1992 saw the introduction of the Dino V12 with the F116 variant first seeing production in the 456GT and the F113 variant being fitted in the 550 Maranello, replacing the 180 degrees V12’s used by the Testarossa among others.


The F140 V12 takes us up to the present day, first seeing service in the Enzo and the still on sale 812 superfast. Some would argue this engine marks the pinnacle of current production engine technology with 789bhp at a stratospheric near 9000rpm making it the most powerful naturally aspirated engine on sale.


Having established Ferrari as the most desirable road car brand it’s only right that their flagship engine sits at the top of their lineup. For the last 3 generations of their hypercars (F50, Enzo, LaFerrari) the V12 has been the go-to power unit. Why is this? It goes back to Enzo Ferrari himself. It was whilst working at Alfa Romeo that he fell in love with their V12 and when he went it alone, it was his choice for the heart of his special creations. From F1, sports car racing and road cars the V12 has been at the centre of Ferrari’s success. In my personal opinion, this could be broken down further by saying the V12 has to be mounted in the front of the car driving the rear wheels (Enzo was quoted saying “the horse doesn’t push the cart”), I believe these to be the purest expression of the Ferrari ethos.


Okay, now I have you on board with a love of the Ferrari V12, you will understand the significance if it becomes no more. If the top dog buckles to tighter regulations then you can kiss goodbye to your Chevy V8’s, Audi V10’s and Alfa Romeo V6’s. If a company as influential and powerful as Ferrari have their hand forced to cancel the production of their backbone product, other companies that produce high-performance engines as a sideshow to their main money-making, small petrol, diesel and electric power trains will not flinch to cancel them as well. The day the prancing horse’s production of V12 cries its last 9000rpm howl will be a sad day indeed.

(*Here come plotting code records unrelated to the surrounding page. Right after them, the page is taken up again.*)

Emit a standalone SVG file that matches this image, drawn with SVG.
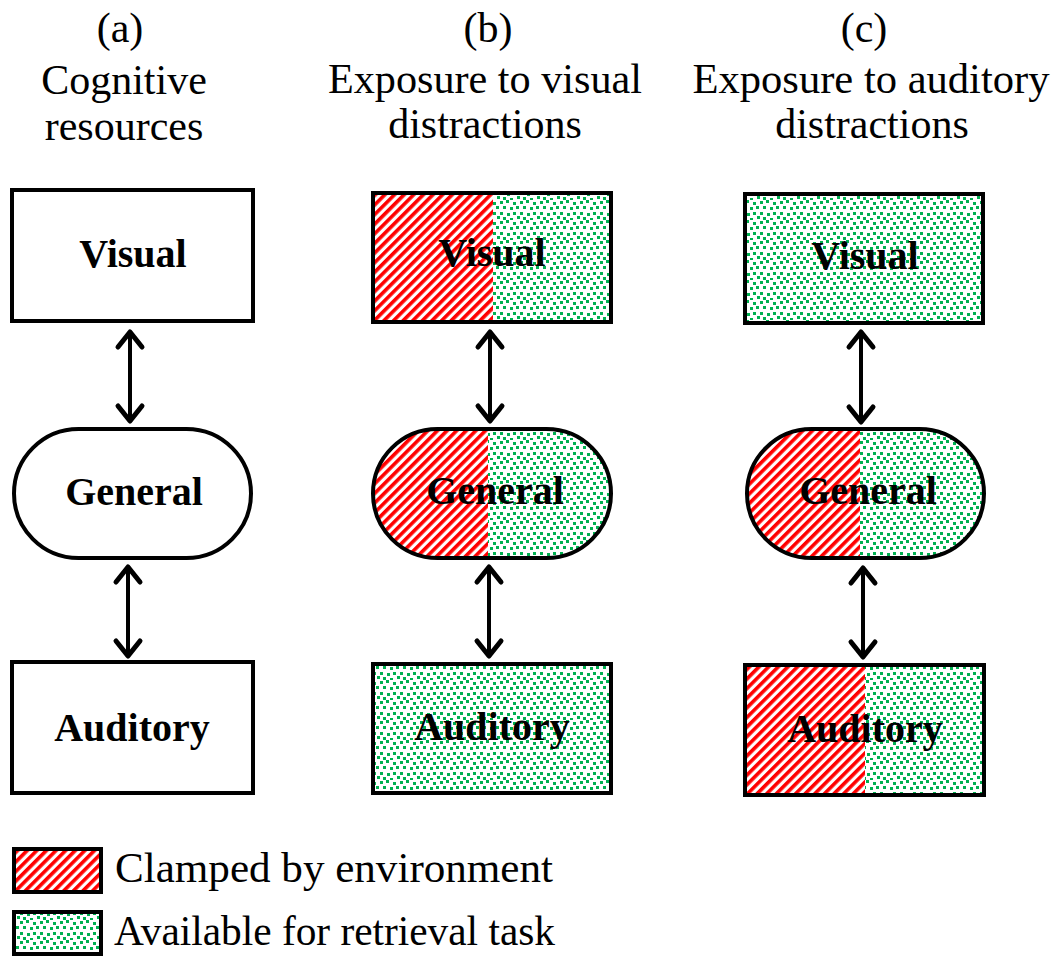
<svg xmlns="http://www.w3.org/2000/svg" width="1062" height="956" viewBox="0 0 1062 956">
  <style>
    .title { font-family: "Liberation Serif", "Times New Roman", serif; font-size: 42px; fill: #000; text-anchor: middle; }
    .label { font-family: "Liberation Serif", "Times New Roman", serif; font-size: 40px; font-weight: bold; fill: #000; text-anchor: middle; }
    .legend { font-family: "Liberation Serif", "Times New Roman", serif; font-size: 42px; fill: #000; }
    .frame { fill: none; stroke: #000; stroke-width: 4; }
    .plain { fill: #fff; stroke: #000; stroke-width: 4; }
    .shaft { stroke: #000; stroke-width: 4; fill: none; }
    .head { stroke: #000; stroke-width: 5; fill: none; stroke-linecap: round; stroke-linejoin: round; }
  </style>
  <defs>
    <!-- red diagonal hatch: resource clamped by the environment -->
    <pattern id="hatch" patternUnits="userSpaceOnUse" width="6.8" height="6.8" patternTransform="rotate(45)">
      <rect width="6.8" height="6.8" fill="#fff"/>
      <rect x="0" y="0" width="3.6" height="6.8" fill="#ff0000"/>
    </pattern>
    <!-- green speckle: resource available for the retrieval task -->
    <pattern id="dots" patternUnits="userSpaceOnUse" width="20" height="20">
      <rect width="20" height="20" fill="#fff"/>
      <g fill="#00b050">
        <rect x="0" y="1" width="3" height="3"/>
        <rect x="6" y="0" width="3" height="3"/>
        <rect x="13" y="2" width="3" height="3"/>
        <rect x="3" y="6" width="3" height="3"/>
        <rect x="10" y="7" width="3" height="3"/>
        <rect x="16" y="6" width="3" height="3"/>
        <rect x="0" y="12" width="3" height="3"/>
        <rect x="7" y="13" width="3" height="3"/>
        <rect x="13" y="12" width="3" height="3"/>
        <rect x="3" y="17" width="3" height="3"/>
        <rect x="10" y="18" width="3" height="2"/>
        <rect x="17" y="16" width="3" height="3"/>
      </g>
    </pattern>
    <clipPath id="pill-b"><rect x="373" y="429" width="238" height="129" rx="64.5"/></clipPath>
    <clipPath id="pill-c"><rect x="747" y="429" width="237" height="129" rx="64.5"/></clipPath>
  </defs>

  <!-- column headings -->
  <g id="headings">
    <text class="title" x="120" y="42">(a)</text>
    <text class="title" x="124" y="94">Cognitive</text>
    <text class="title" x="124" y="140">resources</text>
    <text class="title" x="488" y="42">(b)</text>
    <text class="title" x="485" y="93" textLength="314" lengthAdjust="spacingAndGlyphs">Exposure to visual</text>
    <text class="title" x="485" y="138">distractions</text>
    <text class="title" x="864" y="42">(c)</text>
    <text class="title" x="871" y="93" textLength="357" lengthAdjust="spacingAndGlyphs">Exposure to auditory</text>
    <text class="title" x="872" y="138">distractions</text>
  </g>

  <!-- column (a): all resources unloaded -->
  <g id="a-visual">
    <rect class="plain" x="12" y="190" width="241" height="131"/>
    <text class="label" x="133" y="267">Visual</text>
  </g>
  <g id="a-general">
    <rect class="plain" x="14" y="429" width="237" height="129" rx="64.5"/>
    <text class="label" x="134" y="505">General</text>
  </g>
  <g id="a-auditory">
    <rect class="plain" x="12" y="662" width="241" height="131"/>
    <text class="label" x="132" y="741">Auditory</text>
  </g>

  <!-- column (b): visual distractions -->
  <g id="b-visual">
    <rect x="373" y="193" width="120" height="129" fill="url(#hatch)"/>
    <rect x="493" y="193" width="118" height="129" fill="url(#dots)"/>
    <rect class="frame" x="373" y="193" width="238" height="129"/>
    <text class="label" x="492" y="266">Visual</text>
  </g>
  <g id="b-general">
    <g clip-path="url(#pill-b)">
      <rect x="373" y="429" width="115" height="129" fill="url(#hatch)"/>
      <rect x="488" y="429" width="123" height="129" fill="url(#dots)"/>
    </g>
    <rect class="frame" x="373" y="429" width="238" height="129" rx="64.5"/>
    <text class="label" x="495" y="504">General</text>
  </g>
  <g id="b-auditory">
    <rect x="373" y="664" width="238" height="129" fill="url(#dots)"/>
    <rect class="frame" x="373" y="664" width="238" height="129"/>
    <text class="label" x="492" y="740">Auditory</text>
  </g>

  <!-- column (c): auditory distractions -->
  <g id="c-visual">
    <rect x="745" y="194" width="238" height="129" fill="url(#dots)"/>
    <rect class="frame" x="745" y="194" width="238" height="129"/>
    <text class="label" x="865" y="269">Visual</text>
  </g>
  <g id="c-general">
    <g clip-path="url(#pill-c)">
      <rect x="747" y="429" width="113" height="129" fill="url(#hatch)"/>
      <rect x="860" y="429" width="124" height="129" fill="url(#dots)"/>
    </g>
    <rect class="frame" x="747" y="429" width="237" height="129" rx="64.5"/>
    <text class="label" x="868" y="504">General</text>
  </g>
  <g id="c-auditory">
    <rect x="745" y="665" width="120" height="130" fill="url(#hatch)"/>
    <rect x="865" y="665" width="119" height="130" fill="url(#dots)"/>
    <rect class="frame" x="745" y="665" width="239" height="130"/>
    <text class="label" x="865" y="742">Auditory</text>
  </g>

  <!-- two-way links between resource pools -->
  <g id="connectors">
    <line class="shaft" x1="130" y1="333" x2="130" y2="419"/>
    <polyline class="head" points="118,347 130,332 142,347"/>
    <polyline class="head" points="118,406 130,421 142,406"/>

    <line class="shaft" x1="128" y1="568" x2="128" y2="654"/>
    <polyline class="head" points="116,582 128,567 140,582"/>
    <polyline class="head" points="116,641 128,656 140,641"/>

    <line class="shaft" x1="490" y1="333" x2="490" y2="419"/>
    <polyline class="head" points="478,347 490,332 502,347"/>
    <polyline class="head" points="478,406 490,421 502,406"/>

    <line class="shaft" x1="489" y1="568" x2="489" y2="654"/>
    <polyline class="head" points="477,582 489,567 501,582"/>
    <polyline class="head" points="477,641 489,656 501,641"/>

    <line class="shaft" x1="861" y1="333" x2="861" y2="420"/>
    <polyline class="head" points="849,347 861,332 873,347"/>
    <polyline class="head" points="849,407 861,422 873,407"/>

    <line class="shaft" x1="863" y1="569" x2="863" y2="655"/>
    <polyline class="head" points="851,583 863,568 875,583"/>
    <polyline class="head" points="851,642 863,657 875,642"/>
  </g>

  <!-- key -->
  <g id="legend-clamped">
    <rect x="14" y="849" width="87" height="43" fill="url(#hatch)"/>
    <rect class="frame" x="14" y="849" width="87" height="43"/>
    <text class="legend" x="115" y="882" textLength="438" lengthAdjust="spacingAndGlyphs">Clamped by environment</text>
  </g>
  <g id="legend-available">
    <rect x="14" y="912" width="87" height="42" fill="url(#dots)"/>
    <rect class="frame" x="14" y="912" width="87" height="42"/>
    <text class="legend" x="114" y="945" textLength="441" lengthAdjust="spacingAndGlyphs">Available for retrieval task</text>
  </g>
</svg>
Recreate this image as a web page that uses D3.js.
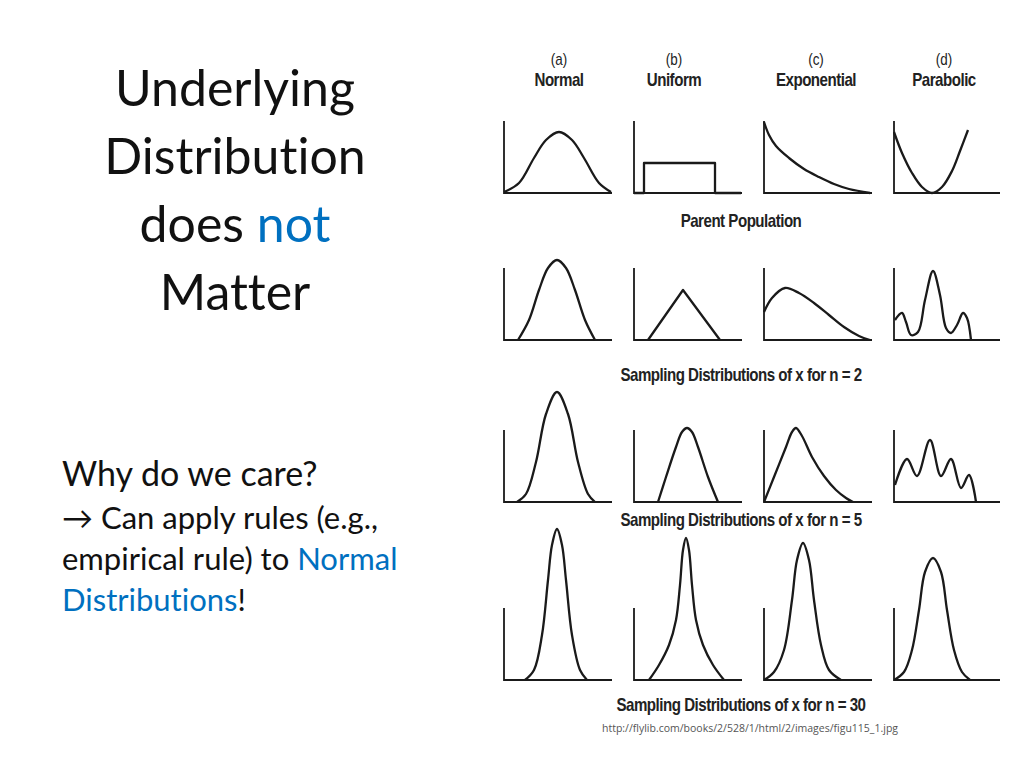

Why Ferrari Could Hold the Key to the Future

There is hope, however. Ferrari CEO Louis Camilleri has stated that Ferrari will never become a solely electric car maker, not even 50% of their sales in his lifetime. Now, I’m just speculating here but with their 70-year relationship with oil company Shell, the Scuderia could lead the way in producing a synthetic fuel that could save the internal combustion engine. The oil companies have huge financial recourses and the motivation to provide a product that will stop the electric exodus and bring customers back to their forecourt pumps. Ferrari themselves may also have influence over the Italian government, who already have plans to ban diesel cars from Rome and Milan and if Italy follows the lead of the UK, it would be at odds with the Ferrari CEO. Can the prancing horse persuade the government that the ICE can continue with a synthetic clean-burning fuel? If they can it could lead to other countries taking notice and making new laws that take synthetic fuel into consideration. Ferrari is one of the Crown Jewels of Italian industry and to jeopardise the jobs and income tax revenue would be foolish. Let’s not forget the kind of people who buy Ferrari’s, wealthy and sometimes powerful people who could also help shift the complete ban deadline.

Whatever happens, emissions regulations will get tighter and more stringent up to the point of a complete ban, so Ferrari and Shell, if you’re listening, get a move on and let the legacy of the V12 continue into an environmentally friendly future.